Wenn man über psychische Störungen redet, darf man nicht vergessen, dass alles irgendwie Interpretationsgebunden ist. Eine Störung setzt einen ungestörten Normalfall vorraus, damit sie definiert werden kann. Doch was ist normal? Ist das normal, was quantitativ in der Mehrheit der Fälle zutrifft. Wer sagt denn, dass nicht die Mehrheit der Menschen krank ist? Dann wäre die Krankheit der Normalfall und alle Nichtbetroffenen gelten als gestört (vgl. sinngemäß Lütz, Manfred: Irre! Wir behandeln die Falschen).
Es gibt also auch keine einheitlich festgelegte Definition dessen, was unter Narzissmus verstanden werden soll. Der Begriff geht auf Narziss aus der griechischen Mythologie zurück und wurde von Sigmund Freud im Rahmen der Psychoanalyse erstmals psychologisch verwendet.
Freud beschreibt den Erlebniszustand von Säuglingen als primären Narzissmus, also völlige Ichbezogenheit, weil der Säugling nicht zwischen sich selbst und Umwelt unterscheiden kann. Die sich später entwickelnde gestörte Form der Selbstliebe nennt Freud sekundären Narzissmus und ist ein Rückzug auf die Ebene des primären Narzissmus weil das Liebesbedürfnis des Kindes nicht erwiedert oder ständig enttäuscht wird.

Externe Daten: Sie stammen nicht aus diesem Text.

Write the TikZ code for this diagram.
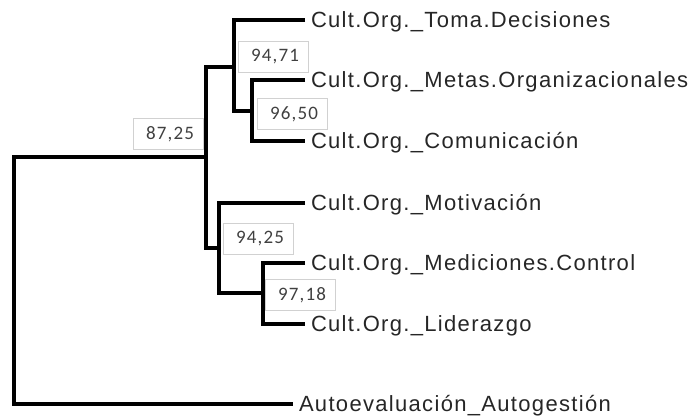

Ich hab darüber eine Arbeit geschrieben und es ist müsig, alle Argumente zu belegen, wenn Du die Literaturliste haben willst, schick ich sie Dir per PN. Es ist im allgemeinen Sprachgebrauch üblich, unter Narzissmus die krankhafte Form der narzisstischen Persönlichkeitsstörung zu verstehen. Dies wird der Komplexität der Thematik aber nicht gerecht. Es gibt durchaus mildere Formen narzisstischer Störungen, die selbst nicht als Krankheit zählen, aber durchaus Ursache vieler psychischer Probleme (Depression, Zwangsstörungen, Angststörungen usw.) sein kann. Die Narzissmus-Thematik findet also in einem Spektrum statt, es gibt kein entweder narzisstisch oder nicht-narzisstisch. Deswegen finde ich, sollte man im Sprachgebrauch, wenn man über Narzissmus redet, differenzieren. Und deswegen definiere ich für mich als narzisstisch, wenn es um den Selbstwert allgemein geht. Dabei kann es gesunde Selbstliebe, gestörte Selbstliebe und klinische Formen gestörter Selbstliebe geben.